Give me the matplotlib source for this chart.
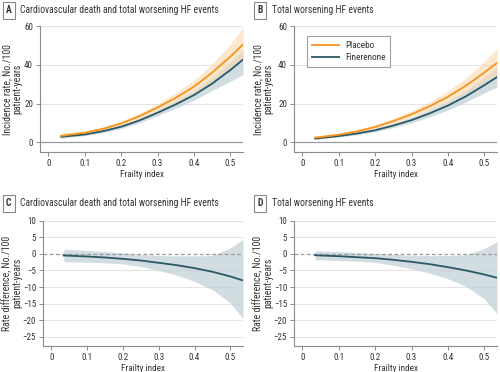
import matplotlib
matplotlib.use("Agg")
import matplotlib.pyplot as plt
from matplotlib import font_manager

_fonts = font_manager.fontManager.ttflist
_names = {f.name for f in _fonts}
if 'Roboto Condensed' in _names:
    plt.rcParams['font.family'] = ['Roboto Condensed', 'DejaVu Sans']
elif 'Liberation Sans Narrow' in _names:
    plt.rcParams['font.family'] = ['Liberation Sans Narrow', 'DejaVu Sans']
elif any(f.name == 'DejaVu Sans' and 'Condensed' in f.fname for f in _fonts):
    plt.rcParams['font.family'] = ['DejaVu Sans']
    plt.rcParams['font.stretch'] = 'condensed'
else:
    plt.rcParams['font.family'] = ['Liberation Sans', 'DejaVu Sans']

frailty = [0.035, 0.05, 0.1, 0.15, 0.2, 0.25, 0.3, 0.35, 0.4, 0.45, 0.5, 0.535]

# Panel A: cardiovascular death and total worsening HF events
a_placebo = [3.4, 3.8, 5.0, 7.0, 9.8, 13.5, 18.0, 23.0, 28.7, 36.0, 44.2, 50.5]
a_placebo_hi = [4.6, 4.9, 6.0, 8.0, 11.0, 15.0, 20.0, 25.6, 32.0, 40.5, 50.5, 59.5]
a_placebo_lo = [2.5, 2.9, 4.1, 6.0, 8.7, 12.1, 16.1, 20.6, 25.6, 31.8, 38.5, 43.0]
a_fine = [2.9, 3.2, 4.1, 5.8, 8.1, 11.3, 15.3, 19.6, 24.4, 30.3, 37.3, 42.7]
a_fine_hi = [3.7, 4.0, 4.8, 6.6, 9.0, 12.5, 16.8, 21.5, 26.8, 33.5, 41.5, 48.0]
a_fine_lo = [2.2, 2.5, 3.5, 5.0, 7.2, 10.1, 13.8, 17.6, 21.8, 26.8, 31.5, 35.0]

# Panel B: total worsening HF events
b_placebo = [2.5, 2.8, 4.0, 5.7, 8.0, 11.0, 14.5, 18.7, 23.5, 29.3, 36.0, 41.0]
b_placebo_hi = [3.3, 3.6, 4.8, 6.6, 9.1, 12.4, 16.3, 21.0, 26.4, 33.2, 41.5, 48.5]
b_placebo_lo = [1.8, 2.1, 3.3, 4.9, 7.0, 9.7, 12.9, 16.6, 20.8, 25.8, 31.5, 35.0]
b_fine = [2.0, 2.3, 3.3, 4.6, 6.3, 8.7, 11.5, 15.0, 19.0, 23.8, 29.5, 33.7]
b_fine_hi = [2.6, 2.9, 3.9, 5.3, 7.2, 9.8, 13.0, 16.9, 21.4, 26.9, 33.5, 39.0]
b_fine_lo = [1.5, 1.8, 2.8, 4.0, 5.5, 7.6, 10.1, 13.2, 16.7, 20.9, 25.5, 28.5]

# Panel C: rate difference, CV death and total worsening HF events
c_diff = [-0.5, -0.55, -0.8, -1.1, -1.5, -2.0, -2.7, -3.4, -4.3, -5.4, -6.8, -8.0]
c_hi = [1.4, 1.3, 1.0, 0.7, 0.3, -0.2, -0.5, -0.6, -0.6, -0.5, 1.8, 4.3]
c_lo = [-2.4, -2.4, -2.5, -2.7, -3.0, -3.8, -5.0, -6.4, -8.3, -10.8, -14.8, -19.5]

# Panel D: rate difference, total worsening HF events
d_diff = [-0.4, -0.5, -0.7, -1.0, -1.3, -1.8, -2.4, -3.1, -4.0, -5.0, -6.2, -7.2]
d_hi = [0.9, 0.85, 0.7, 0.4, 0.1, -0.2, -0.4, -0.5, -0.5, -0.3, 1.6, 3.7]
d_lo = [-1.8, -1.8, -2.0, -2.2, -2.6, -3.4, -4.5, -5.8, -7.5, -9.8, -13.5, -18.0]

xticks = [0, 0.1, 0.2, 0.3, 0.4, 0.5]
xticklabels = ['0', '0.1', '0.2', '0.3', '0.4', '0.5']
top_yticks = [0, 20, 40, 60]
bot_yticks = [10, 5, 0, -5, -10, -15, -20, -25]

titles = ['Cardiovascular death and total worsening HF events', 'Total worsening HF events',
          'Cardiovascular death and total worsening HF events', 'Total worsening HF events']
letters = ['A', 'B', 'C', 'D']

ORANGE = '#f7941d'
TEAL = '#2b5866'
ORANGE_BAND = '#fbd9ae'
TEAL_BAND = '#c3d2d8'
GRID = '#e4e4e4'
SPINE = '#8c8c8c'
TXT = '#333333'

fig = plt.figure(figsize=(5, 3.72), dpi=100)
_r = fig.canvas.get_renderer()


def size_for(s, target_px, lo, hi):
    t = fig.text(0, 0, s, fontsize=10)
    w = t.get_window_extent(_r).width
    t.remove()
    return min(max(10 * target_px / w, lo), hi)


FS_TITLE = size_for(titles[0], 197, 6.9, 7.6)
FS_XLAB = size_for('Frailty index', 39, 6.6, 7.2)
FS_YLAB = size_for('Incidence rate, No./100', 91, 6.6, 7.2)
FS_TICK = size_for('0.5', 10.5, 6.5, 7.0)
FS_LEG = size_for('Finerenone', 40, 6.6, 7.2)

positions = [
    [0.080, 0.591, 0.406, 0.339],
    [0.588, 0.591, 0.406, 0.339],
    [0.086, 0.070, 0.400, 0.337],
    [0.588, 0.070, 0.406, 0.337],
]
ylabel_x = [-0.089, -0.103, -0.105, -0.103]

axes = [fig.add_axes(p) for p in positions]


def style(ax, yticks, ylim, ylabel, lx):
    ax.set_xlim(-0.023, 0.535)
    ax.set_ylim(*ylim)
    ax.set_xticks(xticks)
    ax.set_xticklabels(xticklabels)
    ax.set_yticks(yticks)
    for s in ['top', 'right']:
        ax.spines[s].set_visible(False)
    for s in ['left', 'bottom']:
        ax.spines[s].set_color(SPINE)
        ax.spines[s].set_linewidth(0.8)
    ax.tick_params(axis='both', direction='out', length=3, width=0.7, color=SPINE,
                   labelsize=FS_TICK, labelcolor=TXT, pad=2)
    ax.set_xlabel('Frailty index', fontsize=FS_XLAB, color=TXT, labelpad=1.5)
    ax.set_ylabel(ylabel, fontsize=FS_YLAB, color=TXT, linespacing=0.95)
    ax.yaxis.set_label_coords(lx, 0.5)


# Top panels
for ax, lx, pl, plh, pll, fi, fih, fil in [
    (axes[0], ylabel_x[0], a_placebo, a_placebo_hi, a_placebo_lo, a_fine, a_fine_hi, a_fine_lo),
    (axes[1], ylabel_x[1], b_placebo, b_placebo_hi, b_placebo_lo, b_fine, b_fine_hi, b_fine_lo),
]:
    style(ax, top_yticks, (-5, 60), 'Incidence rate, No./100\npatient-years', lx)
    for yv in [20, 40, 60]:
        ax.axhline(yv, color=GRID, lw=0.8, zorder=0)
    ax.axhline(0, color='#9a9a9a', lw=0.9, zorder=1)
    ax.fill_between(frailty, fil, fih, color=TEAL_BAND, alpha=0.75, lw=0, zorder=2)
    ax.fill_between(frailty, pll, plh, color=ORANGE_BAND, alpha=0.6, lw=0, zorder=3)
    ax.plot(frailty, fi, color=TEAL, lw=1.3, zorder=4, label='Finerenone')
    ax.plot(frailty, pl, color=ORANGE, lw=1.3, zorder=5, label='Placebo')

h, l = axes[1].get_legend_handles_labels()
leg = axes[1].legend([h[1], h[0]], [l[1], l[0]], loc='upper left', bbox_to_anchor=(0.04, 0.955),
                     fontsize=FS_LEG, frameon=True, fancybox=False, handlelength=3.0,
                     borderpad=0.55, labelspacing=0.3, handletextpad=0.6)
leg.get_frame().set_edgecolor('#888888')
leg.get_frame().set_linewidth(0.8)
for t in leg.get_texts():
    t.set_color(TXT)

# Bottom panels
for ax, lx, dd, dh, dl in [(axes[2], ylabel_x[2], c_diff, c_hi, c_lo),
                           (axes[3], ylabel_x[3], d_diff, d_hi, d_lo)]:
    style(ax, bot_yticks, (-27.7, 10), 'Rate difference, No./100\npatient-years', lx)
    for yv in bot_yticks:
        if yv != 0:
            ax.axhline(yv, color=GRID, lw=0.8, zorder=0)
    ax.fill_between(frailty, dl, dh, color=TEAL_BAND, alpha=0.75, lw=0, zorder=2)
    ax.axhline(0, color='#9a9a9a', lw=0.9, ls=(0, (3, 2)), zorder=3)
    ax.plot(frailty, dd, color=TEAL, lw=1.3, zorder=4)

# Panel letters and titles
title_pos = [(0.012, 0.972), (0.514, 0.972), (0.012, 0.453), (0.514, 0.453)]
for (x, y), letter, title in zip(title_pos, letters, titles):
    fig.text(x, y, letter, fontsize=FS_TITLE, fontweight='bold', color=TXT, va='center', ha='left',
             bbox=dict(boxstyle='square,pad=0.35', fc='white', ec='#888888', lw=0.8))
    fig.text(x + 0.029, y, title, fontsize=FS_TITLE, color=TXT, va='center', ha='left')

fig.savefig('out.png', dpi=100)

■ What the task asks
Everything from the first line to the line with "26.8, 31.5, 35.0]" must be repeated exactly, and nothing else. Leave the pictures out.

■ Result of this task
Give me the matplotlib source for this chart.
import matplotlib
matplotlib.use("Agg")
import matplotlib.pyplot as plt
from matplotlib import font_manager

_fonts = font_manager.fontManager.ttflist
_names = {f.name for f in _fonts}
if 'Roboto Condensed' in _names:
    plt.rcParams['font.family'] = ['Roboto Condensed', 'DejaVu Sans']
elif 'Liberation Sans Narrow' in _names:
    plt.rcParams['font.family'] = ['Liberation Sans Narrow', 'DejaVu Sans']
elif any(f.name == 'DejaVu Sans' and 'Condensed' in f.fname for f in _fonts):
    plt.rcParams['font.family'] = ['DejaVu Sans']
    plt.rcParams['font.stretch'] = 'condensed'
else:
    plt.rcParams['font.family'] = ['Liberation Sans', 'DejaVu Sans']

frailty = [0.035, 0.05, 0.1, 0.15, 0.2, 0.25, 0.3, 0.35, 0.4, 0.45, 0.5, 0.535]

# Panel A: cardiovascular death and total worsening HF events
a_placebo = [3.4, 3.8, 5.0, 7.0, 9.8, 13.5, 18.0, 23.0, 28.7, 36.0, 44.2, 50.5]
a_placebo_hi = [4.6, 4.9, 6.0, 8.0, 11.0, 15.0, 20.0, 25.6, 32.0, 40.5, 50.5, 59.5]
a_placebo_lo = [2.5, 2.9, 4.1, 6.0, 8.7, 12.1, 16.1, 20.6, 25.6, 31.8, 38.5, 43.0]
a_fine = [2.9, 3.2, 4.1, 5.8, 8.1, 11.3, 15.3, 19.6, 24.4, 30.3, 37.3, 42.7]
a_fine_hi = [3.7, 4.0, 4.8, 6.6, 9.0, 12.5, 16.8, 21.5, 26.8, 33.5, 41.5, 48.0]
a_fine_lo = [2.2, 2.5, 3.5, 5.0, 7.2, 10.1, 13.8, 17.6, 21.8, 26.8, 31.5, 35.0]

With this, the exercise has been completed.